In part I of Girlfriend to Girlfriend Money Chat, we read that many women feel uncomfortable discussing money topics with their friends. We also gained some insights into why women generally refrain from talking about personal finances with those they’re close with. Then, I shared some of the internal struggles I’ve been experiencing and my vision for my girlfriends (and other women around the globe) as related to their financial confidence and sense of empowerment. In that post I also shared with my readers a plan for actions so that my behaviors align better with what matters to me.
Today, we’re going to explore additional strategies to spread financial education and support women’s financial empowerment. I’m currently using several of them and seeing great results. As you read, think about what’s applicable to you and your circle of friends. There’s no natural order to follow. The strategies are meant to be causal and subtle so hopefully your friends won’t even notice what you’re trying to encourage. Also, some conversations can flow in ways allowing two or more strategies to be used together. If that’s the case, even better!

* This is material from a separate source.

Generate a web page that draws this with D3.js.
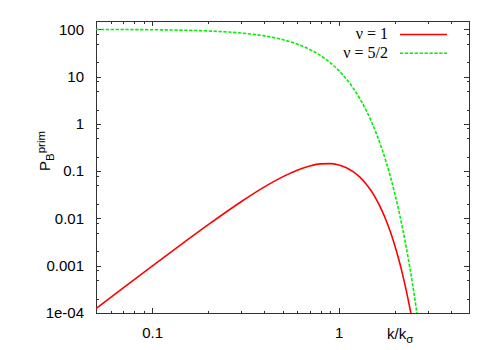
<!DOCTYPE html>
<html>
<head>
<meta charset="utf-8">
<script src="https://cdn.jsdelivr.net/npm/d3@7"></script>
<style>
  html, body { margin: 0; padding: 0; background: #fff; }
  svg { display: block; }
  text { font-family: "Liberation Sans", Arial, sans-serif; fill: #000; }
  text.serif { font-family: "Liberation Serif", "Times New Roman", serif; }
</style>
</head>
<body>
<svg id="chart" width="500" height="350"></svg>
<script>
// ---- data ----
const kValues = [0.05, 0.07, 0.1, 0.15, 0.2, 0.3, 0.4, 0.5, 0.6, 0.7, 0.8, 0.9, 1.0, 1.1, 1.2, 1.3, 1.4, 1.5, 1.6, 1.7, 1.8, 1.9, 2.0, 2.1, 2.2, 2.3, 2.4, 2.45];
const nu1Values = [1.244e-4, 3.40e-4, 9.80e-4, 3.227e-3, 7.385e-3, 0.02255, 0.04647, 0.07582, 0.10514, 0.12873, 0.14235, 0.14427, 0.13534, 0.11836, 0.09700, 0.07481, 0.05444, 0.03749, 0.02448, 0.01518, 0.008946, 0.005019, 0.002684, 0.001369, 6.660e-4, 3.094e-4, 1.373e-4, 9.0e-5];

const kValues2 = [0.05, 0.1, 0.15, 0.2, 0.3, 0.4, 0.5, 0.6, 0.7, 0.8, 0.9, 1.0, 1.1, 1.2, 1.3, 1.4, 1.5, 1.6, 1.7, 1.8, 1.9, 2.0, 2.1, 2.2, 2.3, 2.4, 2.5, 2.6, 2.7];
const nu52Values = [99.50, 98.02, 95.60, 92.31, 83.53, 72.61, 60.65, 48.68, 37.53, 27.80, 19.79, 13.53, 8.892, 5.613, 3.405, 1.984, 1.111, 0.5976, 0.3089, 0.1534, 0.07318, 0.03355, 0.01478, 0.006255, 0.002543, 9.93e-4, 3.727e-4, 1.344e-4, 4.66e-5];

const seriesNames = ["ν = 1", "ν = 5/2"];
const xTickValues = [0.1, 1];
const xTickLabels = ["0.1", "1"];
const yTickValues = [1e-4, 1e-3, 1e-2, 0.1, 1, 10, 100];
const yTickLabels = ["1e-04", "0.001", "0.01", "0.1", "1", "10", "100"];
const xDomain = [0.05, 5];
const yDomain = [1e-4, 150];

// ---- layout ----
const svg = d3.select("#chart");
const L = 96, R = 469, T = 21, B = 313;
const x = d3.scaleLog().domain(xDomain).range([L, R]);
const y = d3.scaleLog().domain(yDomain).range([B, T]);

// minor ticks
const xMinor = [];
[0.01, 0.1, 1].forEach(d => { for (let m = 2; m <= 9; m++) { const v = d * m; if (v >= xDomain[0] && v <= xDomain[1]) xMinor.push(v); } });
const yMinor = [];
[1e-4, 1e-3, 1e-2, 0.1, 1, 10, 100].forEach(d => { [2, 5, 8].forEach(m => { const v = d * m; if (v > yDomain[0] && v < yDomain[1]) yMinor.push(v); }); });

const axisColor = "#333";
const g = svg.append("g");

function addAxis(axis, transform) {
  const a = g.append("g").attr("transform", transform).call(axis);
  a.select(".domain").remove();
  a.selectAll(".tick line").attr("stroke", axisColor).attr("shape-rendering", "crispEdges");
  return a;
}
const xb = addAxis(d3.axisBottom(x).tickValues(xTickValues).tickSizeInner(-5).tickSizeOuter(0)
  .tickFormat((d, i) => xTickLabels[i]).tickPadding(14), `translate(0,${B})`);
xb.selectAll("text").attr("font-size", 15).attr("fill", "#000");
addAxis(d3.axisBottom(x).tickValues(xMinor).tickSizeInner(-2.5).tickSizeOuter(0).tickFormat(""), `translate(0,${B})`);
addAxis(d3.axisTop(x).tickValues(xTickValues).tickSizeInner(-5).tickSizeOuter(0).tickFormat(""), `translate(0,${T})`);
addAxis(d3.axisTop(x).tickValues(xMinor).tickSizeInner(-2.5).tickSizeOuter(0).tickFormat(""), `translate(0,${T})`);

const yl = addAxis(d3.axisLeft(y).tickValues(yTickValues).tickSizeInner(-5).tickSizeOuter(0)
  .tickFormat((d, i) => yTickLabels[i]).tickPadding(12), `translate(${L},0)`);
yl.selectAll("text").attr("font-size", 15).attr("fill", "#000");
addAxis(d3.axisLeft(y).tickValues(yMinor).tickSizeInner(-2.5).tickSizeOuter(0).tickFormat(""), `translate(${L},0)`);
addAxis(d3.axisRight(y).tickValues(yTickValues).tickSizeInner(-5).tickSizeOuter(0).tickFormat(""), `translate(${R},0)`);
addAxis(d3.axisRight(y).tickValues(yMinor).tickSizeInner(-2.5).tickSizeOuter(0).tickFormat(""), `translate(${R},0)`);

// frame
g.append("rect").attr("x", L + 0.5).attr("y", T + 0.5).attr("width", R - L).attr("height", B - T)
  .attr("fill", "none").attr("stroke", axisColor).attr("stroke-width", 1);

// clip
svg.append("clipPath").attr("id", "clip").append("rect")
  .attr("x", L).attr("y", T).attr("width", R - L).attr("height", B - T);

const line = d3.line().x(d => x(d[0])).y(d => y(d[1])).curve(d3.curveMonotoneX);
const red = kValues.map((k, i) => [k, nu1Values[i]]);
const green = kValues2.map((k, i) => [k, nu52Values[i]]);

const plot = svg.append("g").attr("clip-path", "url(#clip)");
plot.append("path").datum(red).attr("d", line).attr("fill", "none")
  .attr("stroke", "#ff0000").attr("stroke-width", 1.6);
plot.append("path").datum(green).attr("d", line).attr("fill", "none")
  .attr("stroke", "#00f000").attr("stroke-width", 1.6).attr("stroke-dasharray", "3.3,1.6");

// legend
const legend = svg.append("g");
const legColors = ["#ff0000", "#00f000"];
const legDash = [null, "3.3,1.6"];
seriesNames.forEach((name, i) => {
  const yy = 34.5 + i * 18.7;
  legend.append("text").attr("class", "serif").attr("x", 388).attr("y", yy + 4.5).attr("text-anchor", "end")
    .attr("font-size", 16).text(name);
  legend.append("line").attr("x1", 400).attr("x2", 447).attr("y1", yy).attr("y2", yy)
    .attr("stroke", legColors[i]).attr("stroke-width", 1.6).attr("stroke-dasharray", legDash[i]);
});

// y-axis label P_B^prim
const ylab = svg.append("text").attr("transform", "translate(50,171) rotate(-90)").attr("font-size", 15);
ylab.append("tspan").text("P");
ylab.append("tspan").attr("font-size", 11.5).attr("dy", 4).text("B");
ylab.append("tspan").attr("font-size", 11.5).attr("dy", -9.5).text("prim");

// x-axis label k/k_σ
const xlab = svg.append("text").attr("x", 387).attr("y", 339).attr("font-size", 15);
xlab.append("tspan").text("k/k");
xlab.append("tspan").attr("font-size", 11.5).attr("dy", 4).text("σ");
</script>
</body>
</html>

Take Advantage of Context:
I already discussed this strategy in Part I of Girlfriend to Girlfriend Money Chat and shared couple examples. Think about the life stages where you and your friends are at (e.g., fresh out of college and climbing up career ladder? planning for a wedding? raising young kids? saving for your kids’ college education? having to provide for your parents financially? getting ready to retire?) and take advantage of those common grounds when starting conversations on money topics. There’s no doubt that (almost) every aspect of our lives involve money. Find out what you and your friends can learn from each other.
Volunteer Information First:
During your get-together with friends, usually you get an opportunity to talk about yourself. Take advantage of moments like these and share with your friends what’s happening in your financial life. Are you having a hard time keeping up with your student loan payment? Are you about to receive some inheritance money and you would like to spend that money to pursue higher education? You’re a frugal person, but your boyfriend is not? You want to buy a new refrigerator this year, but your husband wants to wait until next year? Once you start sharing, you’ll be amazed how much your friends will open up about their money situations, too.